Unfortunately, even in today’s time, many theists often pretend to know what atheists think and believe about faith in a God or Gods. There is this erroneous belief that atheists hate or fear a God because of something that happened in their personal life or because that’s what holy books like the Bible give as reasons for why someone would be an atheist instead of simply talking to atheists and asking them why. The belief that atheists fear or hate God or love to wallow in sin is the wrong assessment about most atheists. Many atheists point to scientific evidence and criticisms of theology for their reasons on why they don’t believe in any sort of higher power anymore. Armin thoroughly explains these lines of reasoning. He goes on to dismiss the most common theistic comebacks that have been debunked for decades now such as Pascal’s Wager, arguments from ignorance of how little humans know as a reason to believe in a God, and using smart or famous people as reasons to believe in a God or Gods.

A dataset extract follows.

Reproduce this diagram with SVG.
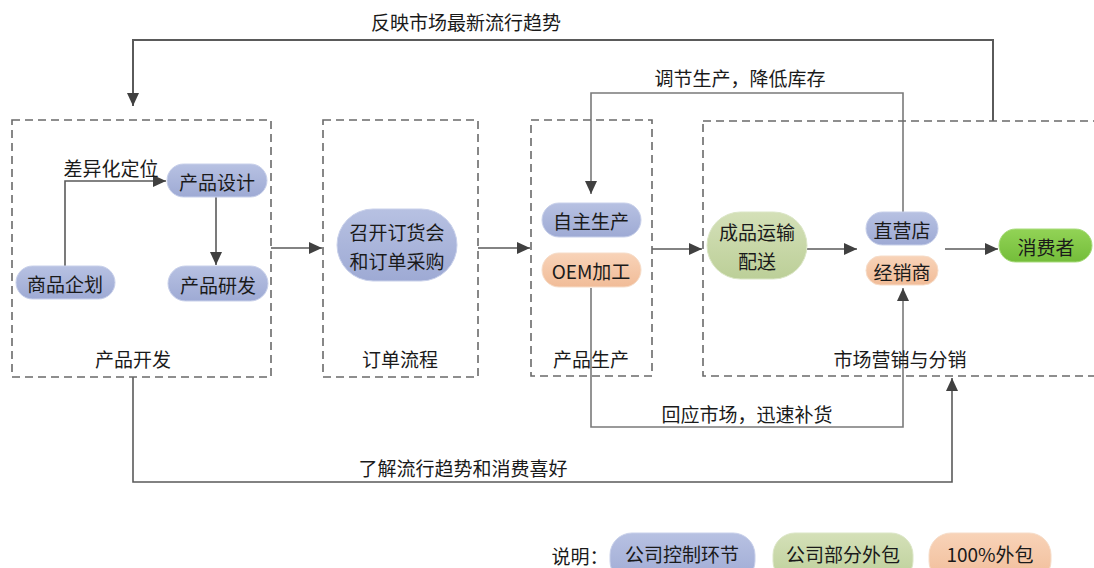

If you’re looking for sincere reasons why atheists don’t believe in a God or why people of your faith are leaving your religion, this book is for you. If you want to sincerely understand the basic reasons, then this book will be incredibly useful in understanding the atheist mindset. If you’re a theist or an agnostic who thinks atheists want to live in sin, or are fearful, or hate God; then I honestly recommend this book so that your misconceptions will be cleared away and you can focus on the real reasons that people are leaving religion and think about them. If you’re so concerned about the increase in atheism and view it as a negative occurrence, why not take a leap of faith and read this book to understand the real motivations and reasons on why people leave? If you don’t understand the real reasons, how will you ever hope to change the mind of an atheist? The reasons why people leave religion and become atheist won’t be found in the Bible or the Quran. They’ll only be found by actually listening to atheists. Perhaps, start with this book?